Jesús no se encarnó para exponer algunas
simples teorías que tranquilizaran la conciencia y dejaran, en el fondo, las
cosas como están. El mensaje de Jesús es una vida nueva. Si alguien razonara y
viviera separando la vida de la doctrina, no sólo deformaría la doctrina de la
Iglesia transformándola en una especie de pseudofilosofía idealista, sino que
se engañaría a sí mismo. Vivir como cristiano comporta vivir a partir de la fe
en Dios. Adulterar este esquema significa realizar el temido compromiso entre
Dios y el demonio.
P.
– Para defender la posibilidad de que un cónyuge pueda “rehacer su
vida” con un segundo matrimonio estando en vida aún el primer cónyuge, se ha
recurrido a algunos testimonios de los Padres de la Iglesia que parecerían
tender a una cierta condescendencia hacia estas nuevas uniones.
R.
– Es cierto que en el conjunto de la patrística se pueden encontrar distintas
interpretaciones o adaptaciones a la vida concreta; no obstante, no hay ningún
testimonio de los Padres orientado a una aceptación pacífica de un segundo
matrimonio cuando el primer cónyuge está aún en vida.
Ciertamente, en el Oriente cristiano ha
tenido lugar una cierta confusión entre la legislación civil del emperador y
las leyes de la Iglesia, lo que ha producido una práctica distinta que en
determinados casos ha llegado a admitir el divorcio.
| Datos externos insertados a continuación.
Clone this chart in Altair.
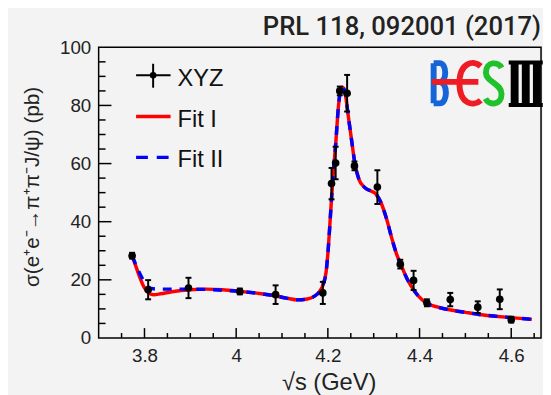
import altair as alt
import pandas as pd

# ---------------- data ----------------
pt_x = [3.773, 3.808, 3.896, 4.008, 4.086, 4.189, 4.208, 4.217, 4.226, 4.242,
         4.258, 4.308, 4.358, 4.387, 4.416, 4.467, 4.527, 4.575, 4.600]
pt_y = [28.3, 16.6, 17.2, 16.0, 14.9, 15.5, 53.1, 60.2, 85.0, 84.2,
        59.2, 51.9, 25.4, 19.8, 12.1, 13.2, 10.6, 13.3, 6.3]
pt_err = [1.0, 3.3, 3.5, 1.0, 3.2, 3.8, 5.4, 5.6, 1.5, 6.3,
          1.5, 5.8, 1.5, 3.3, 1.2, 2.3, 2.0, 3.4, 1.0]

fit1_x = [3.773, 3.780, 3.790, 3.800, 3.810, 3.820, 3.835, 3.860, 3.900, 3.935,
          3.970, 4.010, 4.050, 4.085, 4.110, 4.135, 4.155, 4.170, 4.182, 4.190,
          4.196, 4.201, 4.206, 4.211, 4.217, 4.223, 4.228, 4.232, 4.238, 4.244,
          4.252, 4.259, 4.268, 4.280, 4.295, 4.305, 4.316, 4.328, 4.340, 4.350,
          4.360, 4.373, 4.390, 4.405, 4.420, 4.440, 4.468, 4.500, 4.530, 4.565,
          4.600, 4.645]
fit1_y = [28.3, 25.2, 20.8, 17.2, 15.4, 14.9, 15.2, 15.9, 16.6, 16.8,
          16.6, 16.0, 15.3, 14.5, 13.7, 13.1, 13.4, 14.3, 16.0, 18.5,
          22.5, 31.0, 43.0, 55.0, 66.5, 79.5, 85.5, 86.3, 84.0, 77.0,
          67.8, 60.0, 54.5, 51.8, 50.5, 49.5, 46.5, 41.0, 34.0, 28.8,
          25.0, 20.3, 15.9, 13.2, 11.6, 10.6, 9.6, 8.8, 8.1, 7.5,
          7.0, 6.4]

fit2_x = [3.773, 3.785, 3.797, 3.808, 3.820, 3.840, 3.870, 3.900, 3.935, 3.970] + fit1_x[11:]
fit2_y = [28.3, 23.8, 20.0, 17.6, 16.9, 16.8, 16.8, 16.8, 16.7, 16.4] + fit1_y[11:]

x_major = [3.8, 4.0, 4.2, 4.4, 4.6]
x_minor = [3.75, 3.85, 3.9, 3.95, 4.05, 4.1, 4.15, 4.25, 4.3, 4.35, 4.45, 4.5, 4.55, 4.65]
y_labels = [0, 20, 40, 60, 80, 100]
y_major = [20, 40, 60, 80]
y_minor = [5, 10, 15, 25, 30, 35, 45, 50, 55, 65, 70, 75, 85, 90, 95]

legend_labels = ["XYZ", "Fit I", "Fit II"]
title_text = "PRL 118, 092001 (2017)"
x_title = "√s (GeV)"
y_title = "σ(e⁺e⁻→π⁺π⁻J/ψ) (pb)"

# ---------------- tables ----------------
pts = pd.DataFrame({"x": pt_x, "y": pt_y, "lo": [a - b for a, b in zip(pt_y, pt_err)],
                    "hi": [a + b for a, b in zip(pt_y, pt_err)]})
f1 = pd.DataFrame({"x": fit1_x, "y": fit1_y})
f2 = pd.DataFrame({"x": fit2_x, "y": fit2_y})
xmaj = pd.DataFrame({"x": x_major})
xmin = pd.DataFrame({"x": x_minor})
ymaj = pd.DataFrame({"y": y_major})
ymin = pd.DataFrame({"y": y_minor})
one = pd.DataFrame({"k": [0]})

W, H = 449, 295
FONT = "Liberation Sans"
xs = alt.Scale(domain=[3.7, 4.665], nice=False, zero=False)
ys = alt.Scale(domain=[0, 100], nice=False, zero=False)

xaxis = alt.Axis(values=x_major, format="~g", ticks=False, domain=False, grid=False,
                 labelFont=FONT, labelFontSize=19, labelColor="#222", labelPadding=9,
                 labelFlush=False, labelOverlap=False, title=None)
yaxis = alt.Axis(values=y_labels, ticks=False, domain=False, grid=False,
                 labelFont=FONT, labelFontSize=19, labelColor="#222", labelPadding=8,
                 labelFlush=False, labelOverlap=False, title=None)


def X(f="x"):
    return alt.X(f + ":Q", scale=xs, axis=xaxis)


def Y(f="y"):
    return alt.Y(f + ":Q", scale=ys, axis=yaxis)


# inward ticks
tx_major = alt.Chart(xmaj).mark_rule(color="black", strokeWidth=1.5).encode(
    x=X(), y=alt.value(H), y2=alt.value(H - 10))
tx_minor = alt.Chart(xmin).mark_rule(color="black", strokeWidth=1.5).encode(
    x=X(), y=alt.value(H), y2=alt.value(H - 5))
ty_major = alt.Chart(ymaj).mark_rule(color="black", strokeWidth=1.5).encode(
    y=Y(), x=alt.value(0), x2=alt.value(13))
ty_minor = alt.Chart(ymin).mark_rule(color="black", strokeWidth=1.5).encode(
    y=Y(), x=alt.value(0), x2=alt.value(7))

line1 = alt.Chart(f1).mark_line(color="#ff0000", strokeWidth=3.5, interpolate="monotone").encode(
    x=X(), y=Y())
line2 = alt.Chart(f2).mark_line(color="#0000ff", strokeWidth=3.5, strokeDash=[9, 8],
                                interpolate="monotone").encode(x=X(), y=Y())

ebar = alt.Chart(pts).mark_rule(color="black", strokeWidth=2).encode(
    x=X(), y=Y("lo"), y2="hi:Q")
cap_hi = alt.Chart(pts).mark_rule(color="black", strokeWidth=2, xOffset=-3, x2Offset=3).encode(
    x=X(), x2="x:Q", y=Y("hi"))
cap_lo = alt.Chart(pts).mark_rule(color="black", strokeWidth=2, xOffset=-3, x2Offset=3).encode(
    x=X(), x2="x:Q", y=Y("lo"))
dots = alt.Chart(pts).mark_circle(color="black", size=60, opacity=1).encode(x=X(), y=Y())

# legend (inside plot, top-left)
lg = []
lg.append(alt.Chart(one).mark_rule(color="black", strokeWidth=2).encode(
    x=alt.value(38), x2=alt.value(73), y=alt.value(28.3)))
lg.append(alt.Chart(one).mark_rule(color="black", strokeWidth=2).encode(
    x=alt.value(55.3), y=alt.value(16.7), y2=alt.value(41)))
lg.append(alt.Chart(one).mark_circle(color="black", size=45, opacity=1).encode(
    x=alt.value(55.3), y=alt.value(28.3)))
lg.append(alt.Chart(one).mark_rule(color="#ff0000", strokeWidth=3.5).encode(
    x=alt.value(38), x2=alt.value(73), y=alt.value(70.3)))
lg.append(alt.Chart(one).mark_rule(color="#0000ff", strokeWidth=3.5, strokeDash=[12, 9]).encode(
    x=alt.value(38), x2=alt.value(73), y=alt.value(111.7)))
for lab, yy in zip(legend_labels, [39.3, 80.5, 121.0]):
    lg.append(alt.Chart(one).mark_text(text=lab, font=FONT, fontSize=24, color="#111",
                                       align="left", baseline="alphabetic").encode(
        x=alt.value(80), y=alt.value(yy)))

# titles
ttl = alt.Chart(one).mark_text(text=title_text, font="Roboto", fontSize=26, fontWeight=500,
                               color="#222", align="right", baseline="alphabetic").encode(
    x=alt.value(449), y=alt.value(-12))
xt = alt.Chart(one).mark_text(text=x_title, font=FONT, fontSize=24, color="#222",
                              align="center", baseline="alphabetic").encode(
    x=alt.value(234), y=alt.value(348))
yt = alt.Chart(one).mark_text(text=y_title, font=FONT, fontSize=21, color="#222", angle=270,
                              align="center", baseline="middle").encode(
    x=alt.value(-66.5), y=alt.value(141.7))

# BESIII logo drawn with stroked symbol paths (1 unit = 24 px)
B_path = ("M -0.25 -0.85 L -0.25 0.85 M -0.25 -0.85 L 0 -0.85 C 0.32 -0.85 0.32 -0.05 0 -0.05 "
          "L -0.25 -0.05 M 0 -0.05 C 0.36 -0.05 0.36 0.85 0 0.85 L -0.25 0.85")
E_path = ("M 0.45 -0.72 C 0.15 -1.0 -0.45 -0.9 -0.45 0 C -0.45 0.9 0.15 1.0 0.45 0.72 "
          "M -1.62 -0.06 L 0.35 -0.06")
S_path = ("M 0.33 -0.65 C 0.2 -0.92 -0.33 -0.95 -0.33 -0.45 C -0.33 -0.05 0.33 0.0 0.33 0.45 "
          "C 0.33 0.95 -0.2 0.95 -0.35 0.65")
III_stems = "M -0.47 -0.85 L -0.47 0.85 M 0 -0.85 L 0 0.85 M 0.47 -0.85 L 0.47 0.85"
III_bars = "M -0.72 -0.9 L 0.72 -0.9 M -0.72 0.9 L 0.72 0.9"
logo = []
for path, col, sw, cx, cy in [(B_path, "#1565d8", 6, 346, 36.5),
                              (E_path, "#ee1c25", 6, 377, 36.5),
                              (S_path, "#1fc22a", 6, 401, 36.5),
                              (III_stems, "#000000", 8, 433.5, 37),
                              (III_bars, "#000000", 4, 433.5, 37)]:
    logo.append(alt.Chart(one).mark_point(shape=path, size=2304, filled=False, stroke=col,
                                          strokeWidth=sw, opacity=1).encode(
        x=alt.value(cx), y=alt.value(cy)))

chart = alt.layer(tx_major, tx_minor, ty_major, ty_minor, line1, line2,
                  ebar, cap_hi, cap_lo, dots, *lg, ttl, xt, yt, *logo).properties(
    width=W, height=H,
    autosize=alt.AutoSizeParams(type="none"),
    padding={"left": 92, "top": 37, "right": 2, "bottom": 55},
    background="#f3f3f3",
).configure_view(stroke="black", strokeWidth=1.5)

chart.save("out.html", embed_options={"renderer": "svg", "actions": False})
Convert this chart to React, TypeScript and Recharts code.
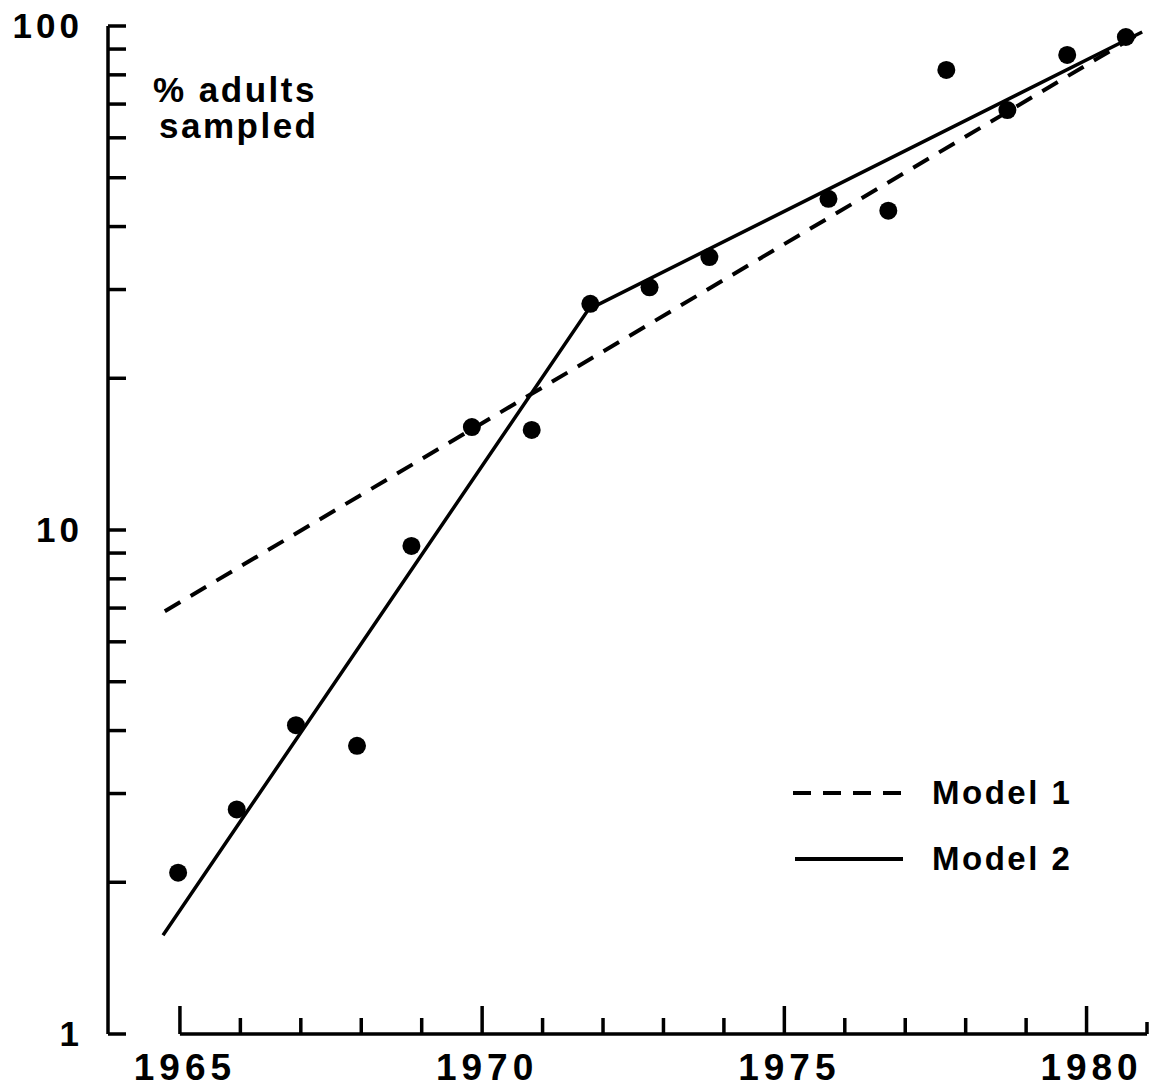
import React from "react";
import {
  ComposedChart,
  Line,
  Scatter,
  XAxis,
  YAxis,
  ReferenceLine,
  Legend,
} from "recharts";

const sampleYears = [
  1964.97, 1965.94, 1966.92, 1967.93, 1968.83, 1969.83, 1970.82, 1971.79,
  1972.77, 1973.76, 1975.73, 1976.72, 1977.68, 1978.69, 1979.68, 1980.65,
];
const samplePct = [
  2.09, 2.79, 4.1, 3.73, 9.3, 16.0, 15.8, 28.1, 30.3, 34.8, 45.4, 43.0, 81.8,
  68.1, 87.6, 95.1,
];

// fitted models (end points / break point)
const model1Years = [1964.75, 1980.92];
const model1Pct = [6.9, 97.3];
const model2Years = [1964.72, 1971.76, 1980.92];
const model2Pct = [1.57, 27.4, 97.3];

const xTicks = [
  1965, 1966, 1967, 1968, 1969, 1970, 1971, 1972, 1973, 1974, 1975, 1976,
  1977, 1978, 1979, 1980, 1981,
];
const xLabels = [1965, 1970, 1975, 1980];
const yTicks = [
  1, 2, 3, 4, 5, 6, 7, 8, 9, 10, 20, 30, 40, 50, 60, 70, 80, 90, 100,
];
const yLabels = [1, 10, 100];

const toRows = (xs: number[], ys: number[]) =>
  xs.map((year, i) => ({ year, pct: ys[i] }));

const samples = toRows(sampleYears, samplePct);
const model1 = toRows(model1Years, model1Pct);
const model2 = toRows(model2Years, model2Pct);

const FONT = '"Liberation Sans", Arial, Helvetica, sans-serif';
const TICK_SIZE = 6;
const TICK_MARGIN = 4;
const DASH = "18 12";

const XTick = (props: any) => {
  const { x, y, payload } = props;
  const v = payload.value;
  const axisY = y - TICK_SIZE - TICK_MARGIN;
  const major = xLabels.includes(v);
  const len = major ? 28 : v === 1981 ? 12 : 16;
  return (
    <g>
      <line
        x1={x}
        x2={x}
        y1={axisY}
        y2={axisY - len}
        stroke="#000"
        strokeWidth={3.5}
      />
      {major && (
        <text
          x={x + 5}
          y={axisY + 46}
          textAnchor="middle"
          fontFamily={FONT}
          fontWeight="bold"
          fontSize={37}
          letterSpacing={5}
          fill="#000"
        >
          {v}
        </text>
      )}
    </g>
  );
};

const YTick = (props: any) => {
  const { x, y, payload } = props;
  const v = payload.value;
  const axisX = x + TICK_SIZE + TICK_MARGIN;
  return (
    <g>
      <line
        x1={axisX}
        x2={axisX + 18}
        y1={y}
        y2={y}
        stroke="#000"
        strokeWidth={3.5}
      />
      {yLabels.includes(v) && (
        <text
          x={axisX - 25}
          y={y + 12}
          textAnchor="end"
          fontFamily={FONT}
          fontWeight="bold"
          fontSize={35}
          letterSpacing={4}
          fill="#000"
        >
          {v}
        </text>
      )}
    </g>
  );
};

const AxisTitle = (props: any) => {
  const vb = props.viewBox || { x: 0, y: 0, width: 0 };
  const left = vb.x + vb.width + 45;
  const textProps = {
    fontFamily: FONT,
    fontWeight: "bold",
    fontSize: 35,
    letterSpacing: 2.5,
    fill: "#000",
  };
  return (
    <g>
      <text x={left} y={vb.y + 76} {...textProps}>
        % adults
      </text>
      <text x={left + 6} y={vb.y + 112} {...textProps}>
        sampled
      </text>
    </g>
  );
};

const LegendBox = () => (
  <svg width={330} height={110}>
    <line x1={13} x2={123} y1={23} y2={23} stroke="#000" strokeWidth={4} strokeDasharray={DASH} />
    <text x={152} y={34} fontFamily={FONT} fontWeight="bold" fontSize={33} letterSpacing={2.5} fill="#000">
      Model 1
    </text>
    <line x1={15} x2={123} y1={89} y2={89} stroke="#000" strokeWidth={4} />
    <text x={152} y={100} fontFamily={FONT} fontWeight="bold" fontSize={33} letterSpacing={2.5} fill="#000">
      Model 2
    </text>
  </svg>
);

const Dot = (props: any) => (
  <circle cx={props.cx} cy={props.cy} r={9} fill="#000" />
);

export default function App() {
  return (
    <div style={{ position: "absolute", left: 0, top: 0, background: "#fff" }}>
      <ComposedChart
        width={1153}
        height={1090}
        margin={{ top: 26, right: 6, left: 0, bottom: 0 }}
      >
        <XAxis
          type="number"
          dataKey="year"
          domain={[1963.81, 1981]}
          ticks={xTicks}
          interval={0}
          allowDataOverflow
          axisLine={false}
          tickLine={false}
          tickSize={TICK_SIZE}
          tickMargin={TICK_MARGIN}
          tick={<XTick />}
          height={56}
        />
        <YAxis
          type="number"
          dataKey="pct"
          scale="log"
          domain={[1, 100]}
          ticks={yTicks}
          interval={0}
          allowDataOverflow
          axisLine={{ stroke: "#000", strokeWidth: 3.5 }}
          tickLine={false}
          tickSize={TICK_SIZE}
          tickMargin={TICK_MARGIN}
          tick={<YTick />}
          width={108}
          label={<AxisTitle />}
        />
        <ReferenceLine
          segment={[
            { x: 1965, y: 1 },
            { x: 1981, y: 1 },
          ]}
          stroke="#000"
          strokeWidth={3.5}
          ifOverflow="visible"
        />
        <Line
          data={model1}
          dataKey="pct"
          type="linear"
          stroke="#000"
          strokeWidth={4}
          strokeDasharray={DASH}
          dot={false}
          activeDot={false}
          isAnimationActive={false}
        />
        <Line
          data={model2}
          dataKey="pct"
          type="linear"
          stroke="#000"
          strokeWidth={3.5}
          dot={false}
          activeDot={false}
          isAnimationActive={false}
        />
        <Scatter
          data={samples}
          dataKey="pct"
          shape={<Dot />}
          isAnimationActive={false}
        />
        <Legend
          layout="horizontal"
          verticalAlign="middle"
          align="center"
          wrapperStyle={{ left: 780, top: 770, width: 330 }}
          content={() => <LegendBox />}
        />
      </ComposedChart>
    </div>
  );
}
Pero bajo la guía del
Papa, la Iglesia católica ha desarrollado en el curso de los siglos otra
tradición, recogida en el código de derecho canónico actual y en el resto de la
normativa eclesiástica, claramente contraria a cualquier intento de
secularizar el matrimonio. Lo mismo ha sucedido en varios ambientes cristianos
de Oriente.
A veces he descubierto cómo se aíslan y
descontextualizan algunas citas puntuales de los Padres para sostener así la
posibilidad de un divorcio y de un segundo matrimonio. No creo que sea
correcto, desde el punto de vista metodológico, aislar un texto, quitarlo del
contexto, transformarlo en una cita aislada, desvincularlo del marco global de
la tradición. Toda la tradición teológica y magisterial debe ser interpretada a
la luz del Evangelio y en lo que atañe al matrimonio encontramos algunas
palabras del propio Jesús absolutamente claras. No creo que sea posible una
interpretación distinta de lo que ya ha sido señalada hasta ahora por la
tradición y el magisterio de la Iglesia sin ser infieles a la Palabra revelada.